The memory of my daughter’s life in similar conditions was brought powerfully home to me when I was reading on a train. Before we left the station, a metallic rap on my window startled me. I turned to see two Indian boys begging. They gesticulated wildly and, ultimately defeated by the reality that my window did not open, they posed for my camera. With 65 percent of India’s population under the age of 35, India is full of such children. Mothers and fathers exploit them, sending them into the streets to beg while cars pause—or don’t—at traffic lights. India has the highest number of road fatalities in the world. There are many reasons for this—the indifference of Hindus to their own personal safety (they walk casually into oncoming traffic); the fact that lines on the roads mean nothing (cars go five-wide on a three lane as if at Talladega); and the bat-out-of-hell driving (without seatbelts, of course). But it’s not hard to imagine that many of these deaths are the children who dart between the cars, in some cases, unseen because their height does not reach window level.

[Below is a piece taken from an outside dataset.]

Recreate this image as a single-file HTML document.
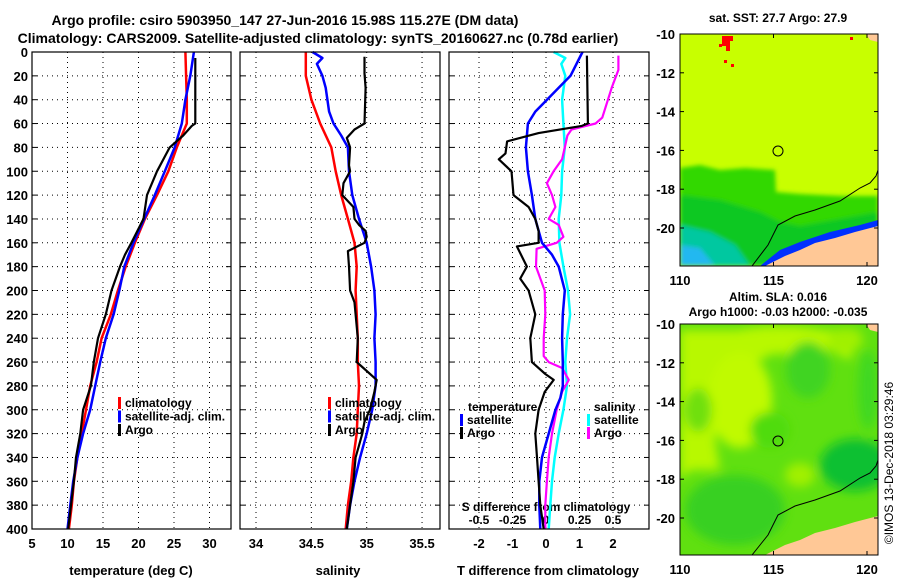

A central premise to our expedition is the idea that human nature is the same the world over. What changes like time zones are the ideas that form the basic assumptions of a given people or nation. Once an idea is ingested by a society, its effects play out in the life of that culture. Islam, for instance, produces one type of society while socialism produces another. India is a country that has ingested a lot of bad ideas. 80 percent of the country is Hindu, and the beliefs of that religion—a belief in fate most of all—has given rise to a caste system that still exists, has stultified intellectual and economic growth, and continues to weigh-down India’s transition to modernity.
The people? Grand. The history? Fascinating. Should you visit? Absolutely. Even so, in spite of Michael Wood’s rosy forecast—and I should stress that I am a great admirer of Wood’s work—India is unquestionably a generally backward, undeveloped, Third World country. If India is to be the future of freedom and civilization, it must be the far distant future.